2010
04.09

Temperature expansion

This may be old news but they are interesting photos…

Bridge deck replacements are becoming more frequent as our infrastucture matures. (okay its old.)

In this case, a 400′ steel girder bridge, with integral abutments, was in the process of getting a new deck. The ends of the steel girders were left encased in concrete (integral abutments) and you can see the result.

From what I understand, the temperature only reached the low 70s, resulting in the bending of the girders due to temperature expansion.

I’m not sure what the final solution was in this case? Removing fill behind the abutment to allow the abutments to move and take the pressure off the steel or wait until the sun went down….

2010
04.08

Arup and the Four Mile Bridge

Sorry to keep harping on the Four Mile bridge competition. (see post below) But you really should go and look at the three finalists presentations. I am struck by how many of the images are of structures/bridges that are so beyond the scope of this little bridge.

I mean, they are very impressive, but I don’t see how the design of the Sydney opera house is in the same league as the Four mile bridge, especially the final solution.

After viewing the presentations I feel let down by the actual final design….

Arup presentation material

2010
04.06

Websites and Cost

Go to the Four Mile Bridge Competition webpage and click on the three finalist links. Wow, some of the websites have more bling than Paris Hilton! (Wow Paris and bridge design, I know how to appeal to the youth of America. I will probably triple my site hits!)

My cheezy websites barely have a single moving part let alone FLASH-tastic images and amazing lighting. Since I can find little mention of the budget for the bridge, I will assume from the participants websites, a lot. (Man I’m bitter lately…but imagine feeding those consultants and their interns.)

But seriously, I should have entered my team,

TBG, Calatrava, Menn, ARUP (they are always there), James Cameron (Avator 3D effects) and Lucusfilms for the robots. IT must be really hard out there that a little bridge in an industrial section warrants the heavy hitters of bridge design. (nawww, I’m not bitter..)


2010
04.05

Four Mile Run Bridge winner

Update: Here is a screenshot form the Four mile bridge site. Really crappy images but it looks like some kind of curvy (four span!) bridge won. My initial reaction is blaah…an open contest would have been better. (One of them seems to be Calatrava-lite..)

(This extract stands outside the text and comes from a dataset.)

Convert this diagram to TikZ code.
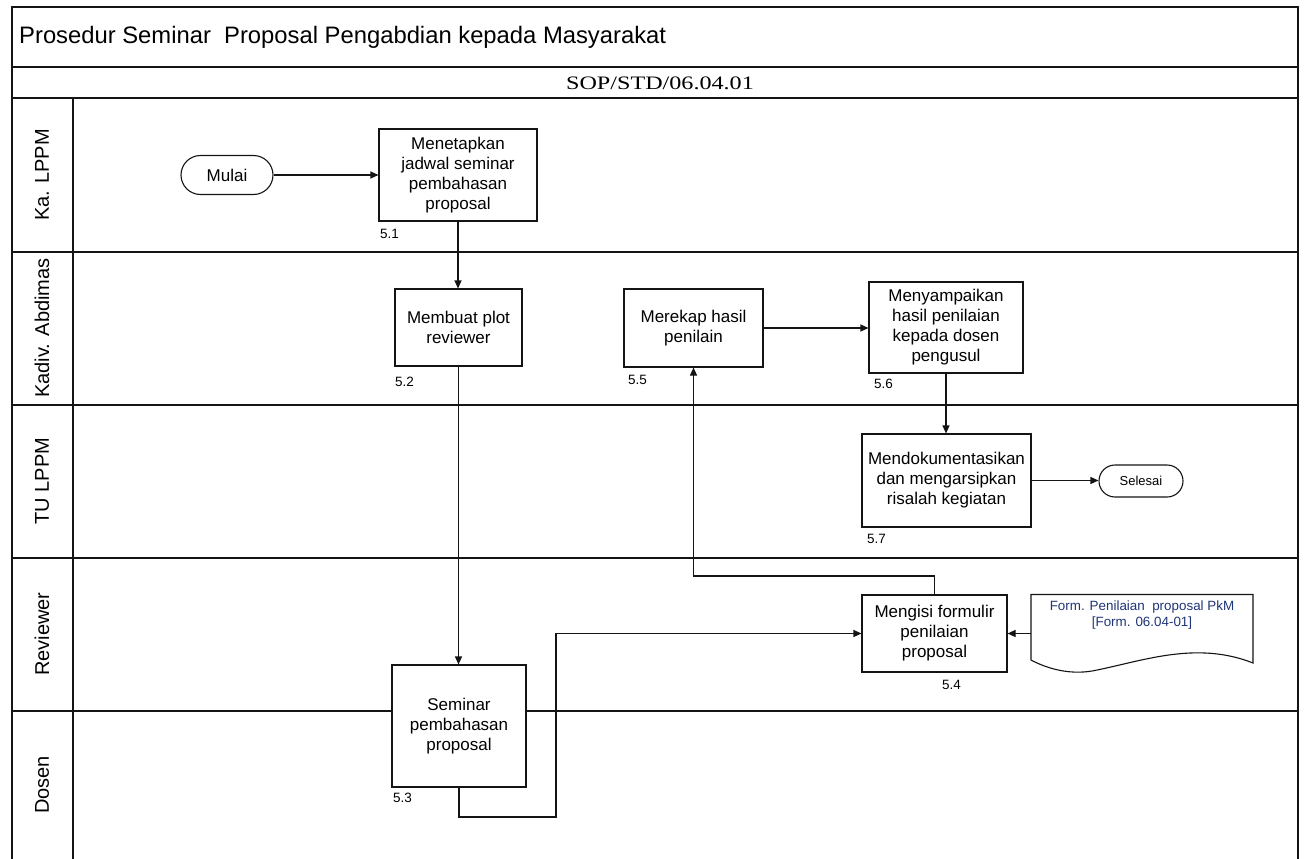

I received a tip (thanks Nick) that Grimshaw / Arup / Scape won the competition but I still cannot find any information online.
Grimshaw recently completed this footbridge in Acton(?).

The bridge looks fine but look at this photo and see how difficult it is to incorporate pedestrian walking ramps at the ends of a bridge.

2010
04.04

Sketchup Homework problems

I was just playing around in Google Sketchup and I thought it might be fun to hand out homework problems in sketchup (not this semester in the future).

(Most of the students in my class have the textbook solutions for all the problems in the book. So I have been giving out custom homework.)

In the future I think it would be worthwhile to post homework in sketchup for three reasons.

1) It gives them a sense of what the structure really looks like and
2) it would “force” them to learn a 3D “cadd” program by working through sketchup.
3) they would have to look up the beam properties for different beam shapes..

This would add some visualization to the course and I think make it more valuable.

2010
04.03

Saturday Morning Play

Halloween version.

Goth version.

2010
04.03

I have been searching around the web looking for the results of the March 27 public presentation. A winner was to be crowned that night but I can’t find anything on the intertubes.

Anybody know who won? Can you share some pictures?

2010
04.01

joie de vivre

Fight! Fight!

Well…not really but the Happy Pontist has written a great post in answer to a comment on the Techniker blog…..concerning an earlier HP critique. The bridge in the center of the discussion is the River Wear Bridge. A very interesting design until it gained some weight….

But it actually doesn’t matter which bridge is at the center of the discussion, it is the discussion that matters. (I think HP is being fairly polite in his response to the comment, maybe overly polite. He needs to go all medieval…)

What I like, FINALLY, is engineers getting back in the discussion about BRIDGES. Not architects but engineers. My advice, go to the Happy Pontist site and join in. (doesn’t matter which side)

As HP wrote, “What price joie de vivre?”